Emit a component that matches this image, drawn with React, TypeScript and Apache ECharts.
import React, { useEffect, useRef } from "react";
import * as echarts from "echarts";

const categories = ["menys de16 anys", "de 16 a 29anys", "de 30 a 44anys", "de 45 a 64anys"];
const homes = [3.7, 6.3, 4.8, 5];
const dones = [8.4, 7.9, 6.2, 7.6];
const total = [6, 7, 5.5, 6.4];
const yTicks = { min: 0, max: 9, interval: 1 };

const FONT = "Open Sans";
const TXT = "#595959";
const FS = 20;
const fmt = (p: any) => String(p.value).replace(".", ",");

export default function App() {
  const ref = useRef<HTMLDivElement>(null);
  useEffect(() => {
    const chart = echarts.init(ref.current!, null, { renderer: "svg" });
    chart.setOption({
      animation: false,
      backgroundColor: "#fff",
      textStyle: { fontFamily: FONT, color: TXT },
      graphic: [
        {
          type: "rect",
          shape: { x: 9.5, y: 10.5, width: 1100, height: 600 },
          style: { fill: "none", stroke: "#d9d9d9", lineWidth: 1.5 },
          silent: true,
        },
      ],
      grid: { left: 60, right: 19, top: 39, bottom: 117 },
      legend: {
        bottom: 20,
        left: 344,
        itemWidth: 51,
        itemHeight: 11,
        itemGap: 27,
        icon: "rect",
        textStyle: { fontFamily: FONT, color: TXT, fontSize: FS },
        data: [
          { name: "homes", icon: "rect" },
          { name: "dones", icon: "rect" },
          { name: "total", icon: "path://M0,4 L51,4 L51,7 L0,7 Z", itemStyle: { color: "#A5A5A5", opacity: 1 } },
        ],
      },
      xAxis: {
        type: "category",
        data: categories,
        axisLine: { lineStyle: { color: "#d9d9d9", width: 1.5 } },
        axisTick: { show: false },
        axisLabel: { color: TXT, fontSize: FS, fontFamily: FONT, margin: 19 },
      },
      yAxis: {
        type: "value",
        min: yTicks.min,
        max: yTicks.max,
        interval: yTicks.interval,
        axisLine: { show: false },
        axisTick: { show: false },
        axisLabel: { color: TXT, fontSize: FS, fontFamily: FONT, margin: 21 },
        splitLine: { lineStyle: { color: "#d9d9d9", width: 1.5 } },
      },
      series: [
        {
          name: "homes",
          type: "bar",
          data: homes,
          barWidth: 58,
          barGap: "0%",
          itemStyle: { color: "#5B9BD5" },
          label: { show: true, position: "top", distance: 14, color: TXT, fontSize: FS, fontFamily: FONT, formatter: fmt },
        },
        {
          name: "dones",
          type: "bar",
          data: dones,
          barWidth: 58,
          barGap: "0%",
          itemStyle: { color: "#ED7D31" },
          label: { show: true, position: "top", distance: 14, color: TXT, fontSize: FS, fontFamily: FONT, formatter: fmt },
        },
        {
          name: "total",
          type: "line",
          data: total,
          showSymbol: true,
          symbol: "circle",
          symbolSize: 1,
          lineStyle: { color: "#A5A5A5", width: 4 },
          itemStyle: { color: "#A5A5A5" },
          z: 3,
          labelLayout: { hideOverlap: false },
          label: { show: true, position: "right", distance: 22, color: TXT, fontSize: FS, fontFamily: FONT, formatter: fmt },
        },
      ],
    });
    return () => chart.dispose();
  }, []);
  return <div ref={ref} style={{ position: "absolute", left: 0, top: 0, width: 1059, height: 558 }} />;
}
# # # # #
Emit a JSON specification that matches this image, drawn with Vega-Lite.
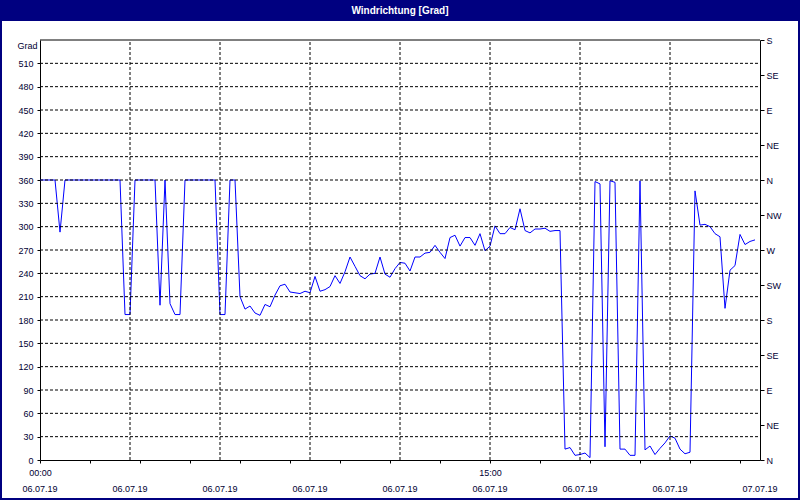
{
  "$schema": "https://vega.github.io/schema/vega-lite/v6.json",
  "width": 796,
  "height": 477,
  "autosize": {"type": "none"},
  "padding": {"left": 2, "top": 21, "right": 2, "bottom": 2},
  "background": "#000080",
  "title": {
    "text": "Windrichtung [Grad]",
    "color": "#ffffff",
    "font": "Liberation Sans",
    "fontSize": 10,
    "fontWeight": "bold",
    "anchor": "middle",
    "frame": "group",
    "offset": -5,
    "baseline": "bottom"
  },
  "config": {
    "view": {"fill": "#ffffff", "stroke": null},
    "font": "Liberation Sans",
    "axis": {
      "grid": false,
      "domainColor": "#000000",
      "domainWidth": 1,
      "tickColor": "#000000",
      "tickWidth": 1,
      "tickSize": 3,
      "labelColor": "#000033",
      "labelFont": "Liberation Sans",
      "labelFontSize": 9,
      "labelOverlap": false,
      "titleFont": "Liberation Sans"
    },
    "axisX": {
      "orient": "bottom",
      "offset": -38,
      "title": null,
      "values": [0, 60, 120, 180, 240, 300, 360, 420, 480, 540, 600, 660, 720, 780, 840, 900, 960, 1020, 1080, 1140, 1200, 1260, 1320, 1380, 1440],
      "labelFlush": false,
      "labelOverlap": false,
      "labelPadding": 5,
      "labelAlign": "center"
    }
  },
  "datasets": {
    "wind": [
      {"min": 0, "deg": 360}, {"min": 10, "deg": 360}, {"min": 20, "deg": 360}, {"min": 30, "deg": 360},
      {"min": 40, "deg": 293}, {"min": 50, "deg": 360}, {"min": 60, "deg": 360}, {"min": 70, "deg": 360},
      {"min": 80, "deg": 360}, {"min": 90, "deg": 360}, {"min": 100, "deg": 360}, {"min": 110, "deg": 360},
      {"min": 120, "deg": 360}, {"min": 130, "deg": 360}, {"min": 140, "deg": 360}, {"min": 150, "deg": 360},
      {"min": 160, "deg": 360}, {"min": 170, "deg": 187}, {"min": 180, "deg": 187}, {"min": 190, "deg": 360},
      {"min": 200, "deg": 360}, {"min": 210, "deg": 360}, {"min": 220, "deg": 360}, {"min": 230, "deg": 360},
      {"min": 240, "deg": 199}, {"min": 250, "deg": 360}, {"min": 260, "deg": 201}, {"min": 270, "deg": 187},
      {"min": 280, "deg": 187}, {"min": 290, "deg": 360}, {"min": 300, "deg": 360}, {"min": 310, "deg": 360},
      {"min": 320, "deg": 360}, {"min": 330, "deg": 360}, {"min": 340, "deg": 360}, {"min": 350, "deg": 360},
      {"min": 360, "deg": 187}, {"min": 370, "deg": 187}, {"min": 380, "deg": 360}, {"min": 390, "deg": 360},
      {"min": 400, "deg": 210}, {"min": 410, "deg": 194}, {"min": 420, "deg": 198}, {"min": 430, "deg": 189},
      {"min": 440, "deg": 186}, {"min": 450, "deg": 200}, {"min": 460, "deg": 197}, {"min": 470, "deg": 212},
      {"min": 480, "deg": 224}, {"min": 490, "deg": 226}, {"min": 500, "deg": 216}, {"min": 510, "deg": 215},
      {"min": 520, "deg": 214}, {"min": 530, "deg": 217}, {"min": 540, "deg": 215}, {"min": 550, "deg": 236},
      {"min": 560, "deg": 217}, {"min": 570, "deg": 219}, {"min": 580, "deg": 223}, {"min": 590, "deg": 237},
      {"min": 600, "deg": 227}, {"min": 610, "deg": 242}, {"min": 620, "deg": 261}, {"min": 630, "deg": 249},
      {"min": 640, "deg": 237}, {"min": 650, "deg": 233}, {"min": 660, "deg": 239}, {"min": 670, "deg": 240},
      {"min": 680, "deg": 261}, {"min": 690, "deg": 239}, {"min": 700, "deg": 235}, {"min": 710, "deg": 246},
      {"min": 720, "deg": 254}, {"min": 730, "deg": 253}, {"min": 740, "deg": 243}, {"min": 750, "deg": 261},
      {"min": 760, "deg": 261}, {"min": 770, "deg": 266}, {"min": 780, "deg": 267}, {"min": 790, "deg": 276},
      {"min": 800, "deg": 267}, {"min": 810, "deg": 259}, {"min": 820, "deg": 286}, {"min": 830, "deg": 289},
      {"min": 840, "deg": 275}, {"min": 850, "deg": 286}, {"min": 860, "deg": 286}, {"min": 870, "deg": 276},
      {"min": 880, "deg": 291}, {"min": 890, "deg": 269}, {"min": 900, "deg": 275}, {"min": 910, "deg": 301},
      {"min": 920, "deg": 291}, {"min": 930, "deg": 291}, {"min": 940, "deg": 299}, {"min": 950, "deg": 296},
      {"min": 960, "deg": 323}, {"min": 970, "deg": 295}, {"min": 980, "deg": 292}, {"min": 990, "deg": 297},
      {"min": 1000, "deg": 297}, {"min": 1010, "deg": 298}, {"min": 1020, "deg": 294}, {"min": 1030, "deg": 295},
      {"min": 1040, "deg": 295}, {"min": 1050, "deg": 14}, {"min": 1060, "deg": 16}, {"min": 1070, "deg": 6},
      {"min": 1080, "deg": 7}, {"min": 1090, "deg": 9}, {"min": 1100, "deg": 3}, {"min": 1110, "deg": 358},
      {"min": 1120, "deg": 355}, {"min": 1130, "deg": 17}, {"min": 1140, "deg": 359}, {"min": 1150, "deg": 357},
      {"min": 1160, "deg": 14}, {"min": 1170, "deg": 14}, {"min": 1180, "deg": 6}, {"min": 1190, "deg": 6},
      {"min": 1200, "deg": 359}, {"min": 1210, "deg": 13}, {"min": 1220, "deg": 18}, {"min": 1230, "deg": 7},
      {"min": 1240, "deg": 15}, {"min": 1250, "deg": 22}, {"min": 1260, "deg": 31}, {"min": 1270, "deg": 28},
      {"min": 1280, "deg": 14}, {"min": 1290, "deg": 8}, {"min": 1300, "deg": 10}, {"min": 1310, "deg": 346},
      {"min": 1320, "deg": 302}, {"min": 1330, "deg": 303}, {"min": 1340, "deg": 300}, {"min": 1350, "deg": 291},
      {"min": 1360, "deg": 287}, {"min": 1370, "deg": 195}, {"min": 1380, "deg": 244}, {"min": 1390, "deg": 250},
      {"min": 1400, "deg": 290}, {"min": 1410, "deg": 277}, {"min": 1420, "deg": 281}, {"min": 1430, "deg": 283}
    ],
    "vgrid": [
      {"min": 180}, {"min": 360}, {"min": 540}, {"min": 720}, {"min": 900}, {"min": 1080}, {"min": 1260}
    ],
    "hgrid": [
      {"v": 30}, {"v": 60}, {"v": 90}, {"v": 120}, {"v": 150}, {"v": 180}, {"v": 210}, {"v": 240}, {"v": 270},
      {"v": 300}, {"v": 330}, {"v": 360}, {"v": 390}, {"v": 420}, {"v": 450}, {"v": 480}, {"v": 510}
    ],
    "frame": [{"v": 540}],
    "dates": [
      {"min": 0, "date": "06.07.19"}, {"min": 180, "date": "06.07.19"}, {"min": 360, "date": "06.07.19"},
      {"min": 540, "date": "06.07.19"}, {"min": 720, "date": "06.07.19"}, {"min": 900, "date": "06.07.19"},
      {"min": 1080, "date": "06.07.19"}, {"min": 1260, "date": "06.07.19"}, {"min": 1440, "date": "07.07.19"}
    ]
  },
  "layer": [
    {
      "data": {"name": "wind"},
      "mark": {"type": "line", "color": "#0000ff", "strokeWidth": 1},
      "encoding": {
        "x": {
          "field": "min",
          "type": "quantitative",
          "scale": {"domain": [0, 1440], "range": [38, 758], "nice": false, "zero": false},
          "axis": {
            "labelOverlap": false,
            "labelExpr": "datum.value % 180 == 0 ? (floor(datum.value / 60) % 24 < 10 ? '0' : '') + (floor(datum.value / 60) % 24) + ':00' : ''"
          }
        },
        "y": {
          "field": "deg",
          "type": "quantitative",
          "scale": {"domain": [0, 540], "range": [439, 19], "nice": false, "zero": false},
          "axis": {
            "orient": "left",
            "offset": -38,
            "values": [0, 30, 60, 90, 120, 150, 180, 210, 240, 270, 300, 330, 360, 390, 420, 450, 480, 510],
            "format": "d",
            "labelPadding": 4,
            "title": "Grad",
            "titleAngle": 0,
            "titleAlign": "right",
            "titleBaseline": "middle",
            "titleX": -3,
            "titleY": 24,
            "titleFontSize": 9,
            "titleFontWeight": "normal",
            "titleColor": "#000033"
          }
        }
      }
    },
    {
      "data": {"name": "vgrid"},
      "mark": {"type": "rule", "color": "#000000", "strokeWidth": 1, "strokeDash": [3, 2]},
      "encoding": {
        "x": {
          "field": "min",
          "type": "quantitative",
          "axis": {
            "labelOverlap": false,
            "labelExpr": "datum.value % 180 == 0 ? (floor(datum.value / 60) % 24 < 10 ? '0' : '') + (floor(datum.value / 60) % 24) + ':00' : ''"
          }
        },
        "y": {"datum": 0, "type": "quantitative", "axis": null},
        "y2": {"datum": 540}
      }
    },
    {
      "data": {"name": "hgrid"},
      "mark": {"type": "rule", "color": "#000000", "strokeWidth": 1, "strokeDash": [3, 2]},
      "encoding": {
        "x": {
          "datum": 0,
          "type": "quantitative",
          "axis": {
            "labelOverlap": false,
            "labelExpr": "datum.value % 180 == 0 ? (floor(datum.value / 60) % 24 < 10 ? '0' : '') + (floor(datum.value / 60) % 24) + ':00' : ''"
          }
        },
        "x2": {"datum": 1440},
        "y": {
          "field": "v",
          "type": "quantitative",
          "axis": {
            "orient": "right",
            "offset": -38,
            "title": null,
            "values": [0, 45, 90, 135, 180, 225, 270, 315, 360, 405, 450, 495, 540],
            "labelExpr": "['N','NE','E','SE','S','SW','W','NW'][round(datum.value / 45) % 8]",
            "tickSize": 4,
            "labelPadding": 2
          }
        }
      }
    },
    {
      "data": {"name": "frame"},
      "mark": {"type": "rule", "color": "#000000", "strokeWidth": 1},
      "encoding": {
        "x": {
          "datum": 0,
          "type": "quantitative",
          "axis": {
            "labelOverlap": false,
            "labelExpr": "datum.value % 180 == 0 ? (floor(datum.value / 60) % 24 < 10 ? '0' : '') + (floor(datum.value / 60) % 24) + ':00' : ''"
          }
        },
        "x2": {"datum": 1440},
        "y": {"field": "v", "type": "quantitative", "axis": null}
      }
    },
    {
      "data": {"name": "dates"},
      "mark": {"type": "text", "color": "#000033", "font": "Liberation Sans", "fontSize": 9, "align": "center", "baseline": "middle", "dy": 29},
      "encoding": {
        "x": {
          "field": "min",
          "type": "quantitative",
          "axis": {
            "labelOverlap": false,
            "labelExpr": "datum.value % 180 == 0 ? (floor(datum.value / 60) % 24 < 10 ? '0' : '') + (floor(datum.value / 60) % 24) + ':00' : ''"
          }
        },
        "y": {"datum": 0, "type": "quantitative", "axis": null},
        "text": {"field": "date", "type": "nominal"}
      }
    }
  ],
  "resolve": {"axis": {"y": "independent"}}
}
# # # # #
The lines to quote run from the one containing "Emit a component" to the one containing "9, interval: 1". Quote them exactly, with both of those lines, and nothing else.

--- EXPECTED OUTPUT ---
Emit a component that matches this image, drawn with React, TypeScript and Apache ECharts.
import React, { useEffect, useRef } from "react";
import * as echarts from "echarts";

const categories = ["menys de16 anys", "de 16 a 29anys", "de 30 a 44anys", "de 45 a 64anys"];
const homes = [3.7, 6.3, 4.8, 5];
const dones = [8.4, 7.9, 6.2, 7.6];
const total = [6, 7, 5.5, 6.4];
const yTicks = { min: 0, max: 9, interval: 1 };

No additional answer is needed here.